6. Granules according to any preceding Claim wherein the proportion of polymer is from 20 to 40%, preferably 30%.

7. Granules according to any preceding Claim wherein the granule size is such that less than 50% by weight passes through 100 US mesh (mesh size 0.15 mm).

8. Granules according to any preceding Claim which absorbs less than 20%, preferably less than 10%, of its weight in water when exposed to moisture, tested according to the method hereinbefore described.

9. The use of granules according to any preceding Claim as a component in a detergent formulation.

10. A detergent formulation containing polymer in the form of granules according to any of claims 1 to 8.

11. A process for making a polymer-containing component useful in a detergent formulation comprising mixing polymer useful in detergent formulations with a liquid suitable for carrying or solubilizing said polymer and at least one solid inorganic component itself useful in detergent formulations, wherein the ratio of polymer to inorganic component is from 1:9 to 5:1, and subjecting the mixture to conditions of agitation and heat such that granules are formed.

12. Process according to claim 11, wherein the mixture is introduced into a cylindrical chamber (2) containing a rapidly rotating axial shaft (16) carrying a series of blades (18), and heat applied to the mixture along at least a part of the length of said chamber.

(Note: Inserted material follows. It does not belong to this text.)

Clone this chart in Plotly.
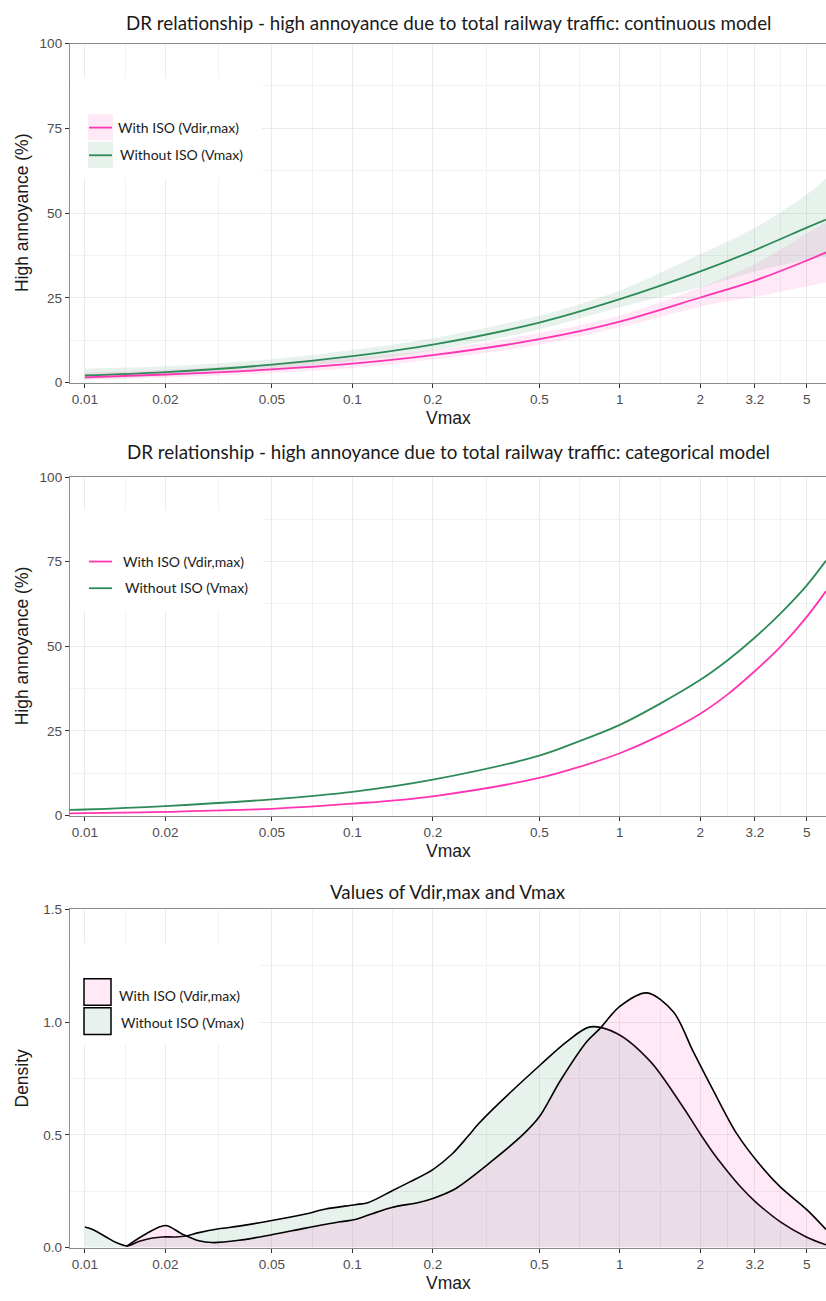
import math
import plotly.graph_objects as go

W, H = 826, 1301

# Shared log-scaled Vmax axis
x_ticks = [0.01, 0.02, 0.05, 0.1, 0.2, 0.5, 1, 2, 3.2, 5]
x_tick_labels = ["0.01", "0.02", "0.05", "0.1", "0.2", "0.5", "1", "2", "3.2", "5"]
x_minor = [math.sqrt(a * b) for a, b in zip(x_ticks[:-1], x_ticks[1:])]
x_min, x_max = 0.0088, 5.9

# Panel 1: continuous model (prediction and 95% band, % highly annoyed)
cont_v = [0.01, 0.02, 0.05, 0.1, 0.2, 0.5, 1, 2, 3.2, 5, 5.9]
cont_iso = [1.55, 2.4, 3.9, 5.6, 8.1, 12.8, 18.0, 25.1, 30.1, 36.0, 38.4]
cont_iso_lo = [0.8, 1.5, 2.8, 4.3, 6.8, 11.2, 16.3, 22.4, 25.3, 28.4, 29.5]
cont_iso_hi = [3.0, 3.8, 5.5, 7.3, 9.6, 14.6, 19.8, 28.1, 35.0, 44.0, 47.3]
cont_vmax = [2.1, 3.1, 5.3, 7.8, 11.2, 17.7, 24.6, 32.8, 39.1, 45.7, 48.1]
cont_vmax_lo = [1.0, 1.9, 3.9, 6.3, 9.5, 15.7, 22.2, 28.1, 32.8, 36.2, 37.0]
cont_vmax_hi = [4.1, 4.8, 6.9, 9.6, 13.1, 19.8, 27.2, 37.9, 45.7, 55.5, 60.2]

# Panel 2: categorical model
cat_v = [0.0088, 0.01, 0.02, 0.05, 0.1, 0.2, 0.5, 0.707, 1, 1.41, 2, 2.53, 3.2, 4, 5, 5.9]
cat_iso = [0.65, 0.7, 1.1, 2.0, 3.5, 5.7, 11.1, 14.4, 18.4, 23.6, 30.1, 35.8, 42.7, 50.0, 58.7, 66.3]
cat_vmax = [1.7, 1.8, 2.8, 4.8, 7.0, 10.6, 17.7, 22.0, 26.8, 33.0, 40.1, 45.9, 52.6, 59.8, 68.0, 75.3]

# Panel 3: density of Vmax (without ISO) and Vdir,max (with ISO)
dens_vmax_x = [0.01, 0.0107, 0.012, 0.0131, 0.0144, 0.016, 0.0179, 0.0195, 0.0219, 0.0238,
               0.0267, 0.0317, 0.0377, 0.05, 0.0668, 0.0794, 0.1025, 0.115, 0.14, 0.162,
               0.2, 0.236, 0.269, 0.297, 0.357, 0.504, 0.634, 0.775, 0.975, 1.3, 1.73,
               2.0, 2.25, 2.52, 2.85, 3.2, 3.97, 5.0, 5.9]
dens_vmax_y = [0.091, 0.08, 0.047, 0.022, 0.007, 0.028, 0.042, 0.047, 0.047, 0.051,
               0.066, 0.083, 0.095, 0.12, 0.149, 0.171, 0.19, 0.2, 0.25, 0.288,
               0.346, 0.415, 0.49, 0.55, 0.645, 0.81, 0.914, 0.979, 0.95, 0.826, 0.62,
               0.504, 0.415, 0.34, 0.265, 0.205, 0.115, 0.046, 0.012]
dens_iso_x = [0.0143, 0.0169, 0.02, 0.0231, 0.0267, 0.0299, 0.0377, 0.05, 0.0668, 0.0889,
              0.1025, 0.118, 0.1406, 0.177, 0.2, 0.242, 0.332, 0.437, 0.5, 0.599, 0.753,
              0.84, 1.0, 1.26, 1.585, 1.88, 2.24, 2.74, 3.3, 3.97, 5.0, 5.9]
dens_iso_y = [0.005, 0.06, 0.098, 0.06, 0.03, 0.022, 0.032, 0.057, 0.086, 0.113,
              0.124, 0.149, 0.178, 0.2, 0.218, 0.26, 0.383, 0.504, 0.58, 0.74, 0.914,
              0.97, 1.07, 1.13, 1.046, 0.87, 0.695, 0.504, 0.375, 0.27, 0.168, 0.08]

label_iso = "With ISO (Vdir,max)"
label_vmax = "Without ISO (Vmax)"

PINK = "#FF34B3"
GREEN = "#2E8B57"
PINK_FILL = "rgba(255,52,179,0.11)"
GREEN_FILL = "rgba(46,139,87,0.11)"
TITLE_FONT = "Lato, 'Open Sans', sans-serif"
AXIS_FONT = "'Liberation Sans', Arial, sans-serif"

# panel vertical extents in pixels: (top, bottom)
panels = {1: (37, 380), 2: (475.5, 818), 3: (913, 1255)}


def px(x):
    return x / W


def py(y):
    return 1 - y / H


fig = go.Figure()


def band(xs, lo, hi, fill, xa, ya):
    fig.add_trace(go.Scatter(x=xs, y=lo, mode="lines", line=dict(width=0, shape="spline"),
                             hoverinfo="skip", showlegend=False, xaxis=xa, yaxis=ya))
    fig.add_trace(go.Scatter(x=xs, y=hi, mode="lines", line=dict(width=0, shape="spline"),
                             fill="tonexty", fillcolor=fill, hoverinfo="skip",
                             showlegend=False, xaxis=xa, yaxis=ya))


def curve(xs, ys, color, name, xa, ya):
    fig.add_trace(go.Scatter(x=xs, y=ys, mode="lines", name=name,
                             line=dict(color=color, width=1.8, shape="spline"),
                             showlegend=False, xaxis=xa, yaxis=ya))


# Panel 1
band(cont_v, cont_iso_lo, cont_iso_hi, PINK_FILL, "x", "y")
band(cont_v, cont_vmax_lo, cont_vmax_hi, GREEN_FILL, "x", "y")
curve(cont_v, cont_vmax, GREEN, label_vmax, "x", "y")
curve(cont_v, cont_iso, PINK, label_iso, "x", "y")

# Panel 2
curve(cat_v, cat_vmax, GREEN, label_vmax, "x2", "y2")
curve(cat_v, cat_iso, PINK, label_iso, "x2", "y2")

# Panel 3
fig.add_trace(go.Scatter(x=dens_vmax_x, y=dens_vmax_y, mode="lines", name=label_vmax,
                         fill="tozeroy", fillcolor=GREEN_FILL,
                         line=dict(color="black", width=1.6, shape="spline", smoothing=0.9),
                         showlegend=False, xaxis="x3", yaxis="y3"))
fig.add_trace(go.Scatter(x=dens_iso_x, y=dens_iso_y, mode="lines", name=label_iso,
                         fill="tozeroy", fillcolor=PINK_FILL,
                         line=dict(color="black", width=1.6, shape="spline", smoothing=0.9),
                         showlegend=False, xaxis="x3", yaxis="y3"))

tick_font = dict(family=AXIS_FONT, size=13.5, color="#4D4D4D")


def xaxis_cfg(anchor):
    return dict(type="log", range=[math.log10(x_min), math.log10(x_max)],
                domain=[px(70), 1], anchor=anchor,
                tickmode="array", tickvals=x_ticks, ticktext=x_tick_labels,
                ticks="outside", ticklen=4, tickwidth=1, tickcolor="#333333",
                tickfont=tick_font,
                showline=True, linecolor="#8C8C8C", linewidth=1.3, mirror=True,
                showgrid=True, gridcolor="#EBEBEB", gridwidth=1.4,
                minor=dict(tickvals=x_minor, showgrid=True, gridcolor="#F2F2F2",
                           gridwidth=0.9, ticks=""),
                zeroline=False)


def yaxis_cfg(anchor, top, bottom, rng, vals, texts, minor):
    return dict(range=rng, domain=[py(bottom), py(top)], anchor=anchor,
                tickmode="array", tickvals=vals, ticktext=texts,
                ticks="outside", ticklen=4, tickwidth=1, tickcolor="#333333",
                tickfont=tick_font,
                showline=True, linecolor="#8C8C8C", linewidth=1.3,
                showgrid=True, gridcolor="#EBEBEB", gridwidth=1.4,
                minor=dict(tickvals=minor, showgrid=True, gridcolor="#F2F2F2",
                           gridwidth=0.9, ticks=""),
                zeroline=False)


pct_ticks = [0, 25, 50, 75, 100]
pct_labels = ["0", "25", "50", "75", "100"]
pct_minor = [12.5, 37.5, 62.5, 87.5]
dens_ticks = [0, 0.5, 1.0, 1.5]
dens_labels = ["0.0", "0.5", "1.0", "1.5"]
dens_minor = [0.25, 0.75, 1.25]

fig.update_layout(
    width=W, height=H,
    margin=dict(l=0, r=0, t=0, b=0),
    paper_bgcolor="white", plot_bgcolor="white",
    showlegend=False,
    xaxis=xaxis_cfg("y"),
    xaxis2=xaxis_cfg("y2"),
    xaxis3=xaxis_cfg("y3"),
    yaxis=yaxis_cfg("x", *panels[1], [0, 100], pct_ticks, pct_labels, pct_minor),
    yaxis2=yaxis_cfg("x2", *panels[2], [0, 100], pct_ticks, pct_labels, pct_minor),
    yaxis3=yaxis_cfg("x3", *panels[3], [0, 1.5], dens_ticks, dens_labels, dens_minor),
)

annotations = []
shapes = []


def text(t, x, y, size, family, xanchor="center", angle=0, color="#1A1A1A"):
    annotations.append(dict(text=t, x=px(x), y=py(y), xref="paper", yref="paper",
                            xanchor=xanchor, yanchor="middle", showarrow=False,
                            textangle=angle, font=dict(family=family, size=size, color=color)))


def rect(x0, y0, x1, y1, fill, line_color=None, line_width=0):
    shapes.append(dict(type="rect", xref="paper", yref="paper", layer="above",
                       x0=px(x0), x1=px(x1), y0=py(y1), y1=py(y0), fillcolor=fill,
                       line=dict(color=line_color or "rgba(0,0,0,0)", width=line_width)))


def hline(x0, x1, y, color):
    shapes.append(dict(type="line", xref="paper", yref="paper", layer="above",
                       x0=px(x0), x1=px(x1), y0=py(y), y1=py(y),
                       line=dict(color=color, width=1.8)))


# Panel titles
TITLE_SIZE = 18.8
text("DR relationship - high annoyance due to total railway traffic: continuous model",
     448, 16, TITLE_SIZE, TITLE_FONT)
text("DR relationship - high annoyance due to total railway traffic: categorical model",
     448, 450, TITLE_SIZE, TITLE_FONT)
text("Values of Vdir,max and Vmax", 448, 895, TITLE_SIZE, TITLE_FONT)

# Axis titles
for i, (top, bottom) in panels.items():
    text("Vmax", 448, bottom + 36, 17.5, AXIS_FONT)
    ytitle = "Density" if i == 3 else "High annoyance (%)"
    text(ytitle, 22, (top + bottom) / 2, 17.5, AXIS_FONT, angle=-90)

LEG_FONT = TITLE_FONT
LEG_SIZE = 14

# Legend, panel 1 (line over band key)
rect(71, 72, 262, 173, "white")
rect(88, 108.5, 113, 135, PINK_FILL)
rect(88, 136.5, 113, 163, GREEN_FILL)
hline(89, 112, 122, PINK)
hline(89, 112, 150, GREEN)
text(label_iso, 116, 121.5, LEG_SIZE, LEG_FONT, xanchor="left")
text(label_vmax, 118, 149.5, LEG_SIZE, LEG_FONT, xanchor="left")

# Legend, panel 2 (line key)
rect(71, 509, 263, 611, "white")
hline(89, 112, 561, PINK)
hline(89, 112, 588, GREEN)
text(label_iso, 120.5, 560.5, LEG_SIZE, LEG_FONT, xanchor="left")
text(label_vmax, 122.5, 587.5, LEG_SIZE, LEG_FONT, xanchor="left")

# Legend, panel 3 (filled square key)
rect(71, 947, 260, 1049, "white")
rect(84, 983, 111, 1010, PINK_FILL, "black", 1.5)
rect(84, 1012.5, 111, 1039.5, GREEN_FILL, "black", 1.5)
text(label_iso, 117, 1000.5, LEG_SIZE, LEG_FONT, xanchor="left")
text(label_vmax, 119, 1027.5, LEG_SIZE, LEG_FONT, xanchor="left")

fig.update_layout(annotations=annotations, shapes=shapes)

fig.write_html("out.html")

13. Process according to claim 12, wherein the mixture is initially introduced into a first cylindrical chamber also containing a rapidly rotating axial shaft carrying a series of blades, in which chamber no heating takes place.

14. Process according to claim 12 or 13, wherein said heat is applied by one or both of hot air injected into said chamber (2) and heating of the internal surface of said chamber.

15. Process according to any one of claims 11 to 14 wherein said inorganic component is zeolite, clay or as defined in claim 2, and said polymer is as defined in claim 5.

16. Process according to any one of claims 11 to 15 wherein said liquid is water.